Restate the records below word for word, and omit the images they hold.

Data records
↓↓↓

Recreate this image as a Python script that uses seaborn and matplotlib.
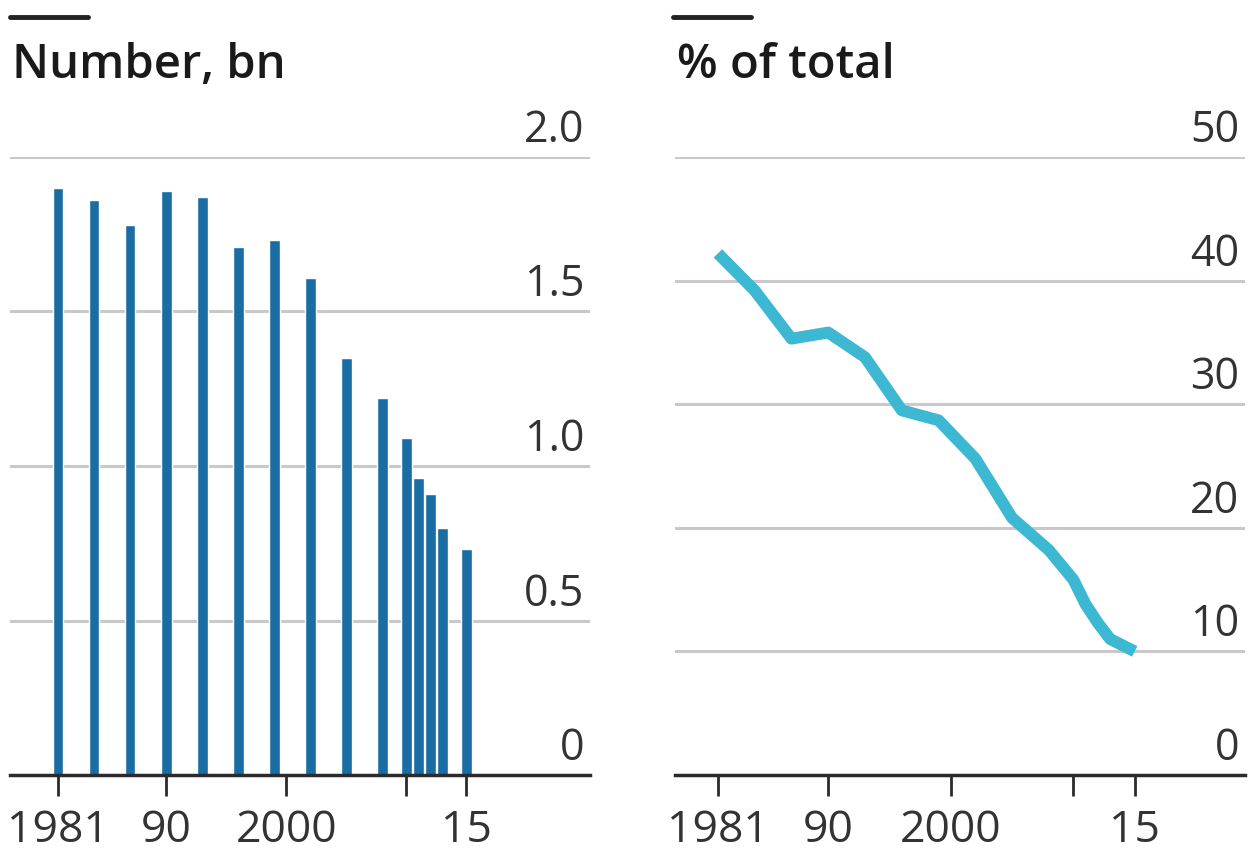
import matplotlib
matplotlib.use("Agg")
import matplotlib.pyplot as plt
import matplotlib.transforms as mtransforms
from matplotlib.lines import Line2D
import pandas as pd
import seaborn as sns

# data
years = [1981, 1984, 1987, 1990, 1993, 1996, 1999, 2002, 2005, 2008,
         2010, 2011, 2012, 2013, 2015]
number_bn = [1.90, 1.86, 1.78, 1.89, 1.87, 1.71, 1.73, 1.61, 1.35, 1.22,
             1.09, 0.96, 0.91, 0.80, 0.73]
pct_total = [42.2, 39.2, 35.3, 35.8, 33.8, 29.5, 28.7, 25.6, 20.8, 18.2,
             15.8, 13.8, 12.3, 11.0, 10.0]

x_ticks = [1981, 1990, 2000, 2010, 2015]
x_ticklabels = ["1981", "90", "2000", "", "15"]
left_yticks = [0, 0.5, 1.0, 1.5, 2.0]
left_yticklabels = ["0", "0.5", "1.0", "1.5", "2.0"]
right_yticks = [0, 10, 20, 30, 40, 50]
right_yticklabels = ["0", "10", "20", "30", "40", "50"]

df = pd.DataFrame({"year": years, "number": number_bn, "pct": pct_total})

sns.set_theme(style="white")
plt.rcParams["font.family"] = ["Open Sans", "DejaVu Sans"]

BAR = "#1a6da3"
LINE = "#3db8d2"
GRID = "#c9c9c9"
AXIS = "#2b2b2b"
TXT = "#333333"

W, H = 1249, 863
fig = plt.figure(figsize=(W / 100, H / 100), dpi=100)

def px_rect(x0, x1, ytop, ybot):
    return [x0 / W, 1 - ybot / H, (x1 - x0) / W, (ybot - ytop) / H]

ax1 = fig.add_axes(px_rect(10, 590, 157, 775))
ax2 = fig.add_axes(px_rect(675, 1245, 157, 775))

sns.barplot(data=df, x="year", y="number", native_scale=True, width=0.9,
            color=BAR, saturation=1, ax=ax1)
sns.lineplot(data=df, x="year", y="pct", color=LINE, linewidth=8.5,
             solid_capstyle="butt", solid_joinstyle="round", ax=ax2)

def style(ax, yticks, ylabels, xlim, ylim, title):
    ax.set_xlim(*xlim)
    ax.set_ylim(*ylim)
    for s in ["top", "left", "right"]:
        ax.spines[s].set_visible(False)
    ax.spines["bottom"].set_color(AXIS)
    ax.spines["bottom"].set_linewidth(2.5)
    ax.spines["bottom"].set_zorder(5)
    for y in yticks[1:]:
        ax.axhline(y, color=GRID, linewidth=2.2, zorder=0)
    ax.set_xticks(x_ticks)
    ax.set_xticklabels(x_ticklabels)
    ax.tick_params(axis="x", bottom=True, direction="out", length=15, width=2,
                   color=AXIS, pad=9, labelsize=32, labelcolor=TXT)
    ax.yaxis.tick_right()
    ax.set_yticks(yticks)
    ax.set_yticklabels(ylabels)
    ax.tick_params(axis="y", right=False, length=0, pad=-4, labelsize=31,
                   labelcolor=TXT)
    offset = mtransforms.ScaledTranslation(0, 4 / 100, fig.dpi_scale_trans)
    for lab in ax.get_yticklabels():
        lab.set_horizontalalignment("right")
        lab.set_verticalalignment("bottom")
        lab.set_transform(lab.get_transform() + offset)
    ax.set_xlabel("")
    ax.set_ylabel("")
    ax.grid(False)
    ax.text(0.003, 1.11, title, transform=ax.transAxes, fontsize=34,
            fontweight="semibold", color="#1a1a1a", ha="left", va="bottom")

style(ax1, left_yticks, left_yticklabels, (1977, 2025.3), (0, 2.0), "Number, bn")
style(ax2, right_yticks, right_yticklabels, (1977.5, 2024), (0, 50), "% of total")

# short black bars above the titles
for x0 in (10, 673):
    fig.add_artist(Line2D([x0 / W, (x0 + 78) / W], [1 - 17 / H, 1 - 17 / H],
                          color="#222222", linewidth=3.5,
                          transform=fig.transFigure))

fig.savefig("out.png", dpi=100, facecolor="white")
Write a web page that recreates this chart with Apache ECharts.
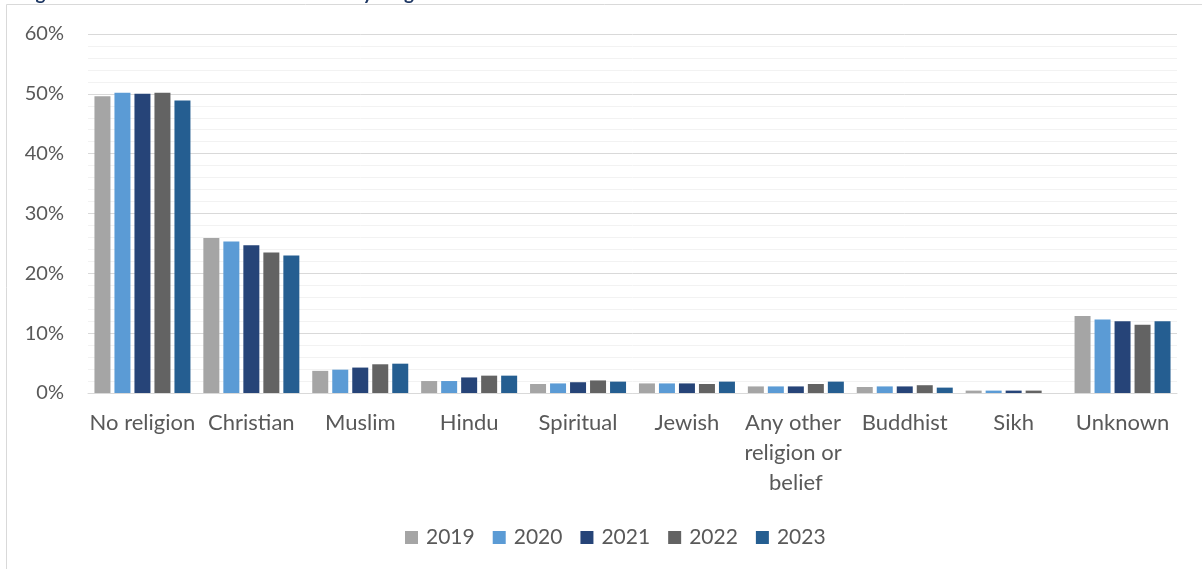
<!DOCTYPE html>
<html>
<head>
<meta charset="utf-8">
<script src="https://cdn.jsdelivr.net/npm/echarts@6/dist/echarts.min.js"></script>
<style>
html,body{margin:0;padding:0;background:#fff;}
#c{width:1202px;height:569px;}
</style>
</head>
<body>
<div id="c"></div>
<script>
const categories = ['No religion','Christian','Muslim','Hindu','Spiritual','Jewish','Any other religion or belief','Buddhist','Sikh','Unknown'];
const years = ['2019','2020','2021','2022','2023'];
const v2019 = [49.6, 25.9, 3.7, 2.0, 1.5, 1.6, 1.1, 1.0, 0.4, 12.85];
const v2020 = [50.2, 25.3, 3.9, 2.0, 1.6, 1.6, 1.1, 1.1, 0.4, 12.3];
const v2021 = [50.0, 24.7, 4.25, 2.6, 1.8, 1.6, 1.1, 1.1, 0.4, 12.0];
const v2022 = [50.2, 23.5, 4.8, 2.9, 2.1, 1.5, 1.5, 1.3, 0.4, 11.4];
const v2023 = [48.9, 23.0, 4.9, 2.9, 1.9, 1.9, 1.9, 0.9, 0, 12.0];
const yTicks = [0, 10, 20, 30, 40, 50, 60];
const colors = ['#A5A5A5', '#5B9BD5', '#264478', '#636363', '#255E91'];
const seriesValues = [v2019, v2020, v2021, v2022, v2023];

const font = 'Lato, "Open Sans", sans-serif';
const chart = echarts.init(document.getElementById('c'), null, {renderer: 'canvas'});
chart.setOption({
  animation: false,
  color: colors,
  graphic: [
    {type: 'rect', shape: {x: 6.5, y: 4.5, width: 1300, height: 700}, style: {fill: 'none', stroke: '#D9D9D9', lineWidth: 1}, silent: true, z: -1},
    {type: 'text', x: 20, y: 3, style: {text: 'Figure 5: Distribution of staff members by religion or belief 2019 to 2023', font: 'bold 19px ' + font, fill: '#1F3864', verticalAlign: 'bottom'}}
  ],
  grid: {left: 88, right: 25, top: 34, bottom: 176, containLabel: false},
  legend: {
    data: years, top: 522, left: 400, itemWidth: 13, itemHeight: 13, itemGap: 18,
    icon: 'rect',
    textStyle: {fontFamily: font, fontSize: 21, color: '#595959', padding: [0, 0, 0, 3]}
  },
  xAxis: {
    type: 'category', data: categories,
    axisLine: {lineStyle: {color: '#D9D9D9', width: 1}},
    axisTick: {show: false},
    axisLabel: {interval: 0, fontFamily: font, fontSize: 22, color: '#595959', margin: 15, lineHeight: 30, width: 108, overflow: 'break'}
  },
  yAxis: {
    type: 'value', min: yTicks[0], max: yTicks[yTicks.length - 1], interval: 10,
    axisLine: {show: false}, axisTick: {show: false},
    axisLabel: {fontFamily: font, fontSize: 20, color: '#595959', margin: 24, formatter: v => v + '%'},
    splitLine: {lineStyle: {color: '#D9D9D9', width: 1}},
    minorTick: {show: false, splitNumber: 5},
    minorSplitLine: {show: true, lineStyle: {color: '#F2F2F2', width: 1}}
  },
  series: years.map((y, i) => ({
    name: y, type: 'bar', data: seriesValues[i], barWidth: 16, barGap: '25%',
    itemStyle: {color: colors[i]}
  }))
});
</script>
</body>
</html>
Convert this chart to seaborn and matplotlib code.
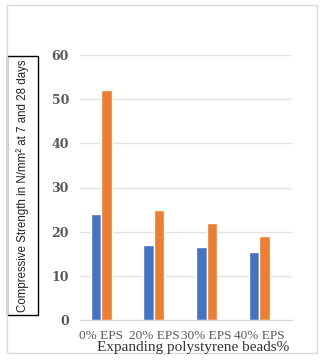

↑↑↑

In response:
Recreate this image as a Python script that uses seaborn and matplotlib.
import matplotlib
matplotlib.use("Agg")
import matplotlib.pyplot as plt
import matplotlib.transforms as mtransforms
from matplotlib.lines import Line2D
import pandas as pd
import seaborn as sns

# data
years = [1981, 1984, 1987, 1990, 1993, 1996, 1999, 2002, 2005, 2008,
         2010, 2011, 2012, 2013, 2015]
number_bn = [1.90, 1.86, 1.78, 1.89, 1.87, 1.71, 1.73, 1.61, 1.35, 1.22,
             1.09, 0.96, 0.91, 0.80, 0.73]
pct_total = [42.2, 39.2, 35.3, 35.8, 33.8, 29.5, 28.7, 25.6, 20.8, 18.2,
             15.8, 13.8, 12.3, 11.0, 10.0]

x_ticks = [1981, 1990, 2000, 2010, 2015]
x_ticklabels = ["1981", "90", "2000", "", "15"]
left_yticks = [0, 0.5, 1.0, 1.5, 2.0]
left_yticklabels = ["0", "0.5", "1.0", "1.5", "2.0"]
right_yticks = [0, 10, 20, 30, 40, 50]
right_yticklabels = ["0", "10", "20", "30", "40", "50"]

df = pd.DataFrame({"year": years, "number": number_bn, "pct": pct_total})

sns.set_theme(style="white")
plt.rcParams["font.family"] = ["Open Sans", "DejaVu Sans"]

BAR = "#1a6da3"
LINE = "#3db8d2"
GRID = "#c9c9c9"
AXIS = "#2b2b2b"
TXT = "#333333"

W, H = 1249, 863
fig = plt.figure(figsize=(W / 100, H / 100), dpi=100)

def px_rect(x0, x1, ytop, ybot):
    return [x0 / W, 1 - ybot / H, (x1 - x0) / W, (ybot - ytop) / H]

ax1 = fig.add_axes(px_rect(10, 590, 157, 775))
ax2 = fig.add_axes(px_rect(675, 1245, 157, 775))

sns.barplot(data=df, x="year", y="number", native_scale=True, width=0.9,
            color=BAR, saturation=1, ax=ax1)
sns.lineplot(data=df, x="year", y="pct", color=LINE, linewidth=8.5,
             solid_capstyle="butt", solid_joinstyle="round", ax=ax2)

def style(ax, yticks, ylabels, xlim, ylim, title):
    ax.set_xlim(*xlim)
    ax.set_ylim(*ylim)
    for s in ["top", "left", "right"]:
        ax.spines[s].set_visible(False)
    ax.spines["bottom"].set_color(AXIS)
    ax.spines["bottom"].set_linewidth(2.5)
    ax.spines["bottom"].set_zorder(5)
    for y in yticks[1:]:
        ax.axhline(y, color=GRID, linewidth=2.2, zorder=0)
    ax.set_xticks(x_ticks)
    ax.set_xticklabels(x_ticklabels)
    ax.tick_params(axis="x", bottom=True, direction="out", length=15, width=2,
                   color=AXIS, pad=9, labelsize=32, labelcolor=TXT)
    ax.yaxis.tick_right()
    ax.set_yticks(yticks)
    ax.set_yticklabels(ylabels)
    ax.tick_params(axis="y", right=False, length=0, pad=-4, labelsize=31,
                   labelcolor=TXT)
    offset = mtransforms.ScaledTranslation(0, 4 / 100, fig.dpi_scale_trans)
    for lab in ax.get_yticklabels():
        lab.set_horizontalalignment("right")
        lab.set_verticalalignment("bottom")
        lab.set_transform(lab.get_transform() + offset)
    ax.set_xlabel("")
    ax.set_ylabel("")
    ax.grid(False)
    ax.text(0.003, 1.11, title, transform=ax.transAxes, fontsize=34,
            fontweight="semibold", color="#1a1a1a", ha="left", va="bottom")

style(ax1, left_yticks, left_yticklabels, (1977, 2025.3), (0, 2.0), "Number, bn")
style(ax2, right_yticks, right_yticklabels, (1977.5, 2024), (0, 50), "% of total")

# short black bars above the titles
for x0 in (10, 673):
    fig.add_artist(Line2D([x0 / W, (x0 + 78) / W], [1 - 17 / H, 1 - 17 / H],
                          color="#222222", linewidth=3.5,
                          transform=fig.transFigure))

fig.savefig("out.png", dpi=100, facecolor="white")
Write a web page that recreates this chart with Apache ECharts.
<!DOCTYPE html>
<html>
<head>
<meta charset="utf-8">
<script src="https://cdn.jsdelivr.net/npm/echarts@6/dist/echarts.min.js"></script>
<style>
html,body{margin:0;padding:0;background:#fff;}
#c{width:1202px;height:569px;}
</style>
</head>
<body>
<div id="c"></div>
<script>
const categories = ['No religion','Christian','Muslim','Hindu','Spiritual','Jewish','Any other religion or belief','Buddhist','Sikh','Unknown'];
const years = ['2019','2020','2021','2022','2023'];
const v2019 = [49.6, 25.9, 3.7, 2.0, 1.5, 1.6, 1.1, 1.0, 0.4, 12.85];
const v2020 = [50.2, 25.3, 3.9, 2.0, 1.6, 1.6, 1.1, 1.1, 0.4, 12.3];
const v2021 = [50.0, 24.7, 4.25, 2.6, 1.8, 1.6, 1.1, 1.1, 0.4, 12.0];
const v2022 = [50.2, 23.5, 4.8, 2.9, 2.1, 1.5, 1.5, 1.3, 0.4, 11.4];
const v2023 = [48.9, 23.0, 4.9, 2.9, 1.9, 1.9, 1.9, 0.9, 0, 12.0];
const yTicks = [0, 10, 20, 30, 40, 50, 60];
const colors = ['#A5A5A5', '#5B9BD5', '#264478', '#636363', '#255E91'];
const seriesValues = [v2019, v2020, v2021, v2022, v2023];

const font = 'Lato, "Open Sans", sans-serif';
const chart = echarts.init(document.getElementById('c'), null, {renderer: 'canvas'});
chart.setOption({
  animation: false,
  color: colors,
  graphic: [
    {type: 'rect', shape: {x: 6.5, y: 4.5, width: 1300, height: 700}, style: {fill: 'none', stroke: '#D9D9D9', lineWidth: 1}, silent: true, z: -1},
    {type: 'text', x: 20, y: 3, style: {text: 'Figure 5: Distribution of staff members by religion or belief 2019 to 2023', font: 'bold 19px ' + font, fill: '#1F3864', verticalAlign: 'bottom'}}
  ],
  grid: {left: 88, right: 25, top: 34, bottom: 176, containLabel: false},
  legend: {
    data: years, top: 522, left: 400, itemWidth: 13, itemHeight: 13, itemGap: 18,
    icon: 'rect',
    textStyle: {fontFamily: font, fontSize: 21, color: '#595959', padding: [0, 0, 0, 3]}
  },
  xAxis: {
    type: 'category', data: categories,
    axisLine: {lineStyle: {color: '#D9D9D9', width: 1}},
    axisTick: {show: false},
    axisLabel: {interval: 0, fontFamily: font, fontSize: 22, color: '#595959', margin: 15, lineHeight: 30, width: 108, overflow: 'break'}
  },
  yAxis: {
    type: 'value', min: yTicks[0], max: yTicks[yTicks.length - 1], interval: 10,
    axisLine: {show: false}, axisTick: {show: false},
    axisLabel: {fontFamily: font, fontSize: 20, color: '#595959', margin: 24, formatter: v => v + '%'},
    splitLine: {lineStyle: {color: '#D9D9D9', width: 1}},
    minorTick: {show: false, splitNumber: 5},
    minorSplitLine: {show: true, lineStyle: {color: '#F2F2F2', width: 1}}
  },
  series: years.map((y, i) => ({
    name: y, type: 'bar', data: seriesValues[i], barWidth: 16, barGap: '25%',
    itemStyle: {color: colors[i]}
  }))
});
</script>
</body>
</html>
Convert this chart to seaborn and matplotlib code.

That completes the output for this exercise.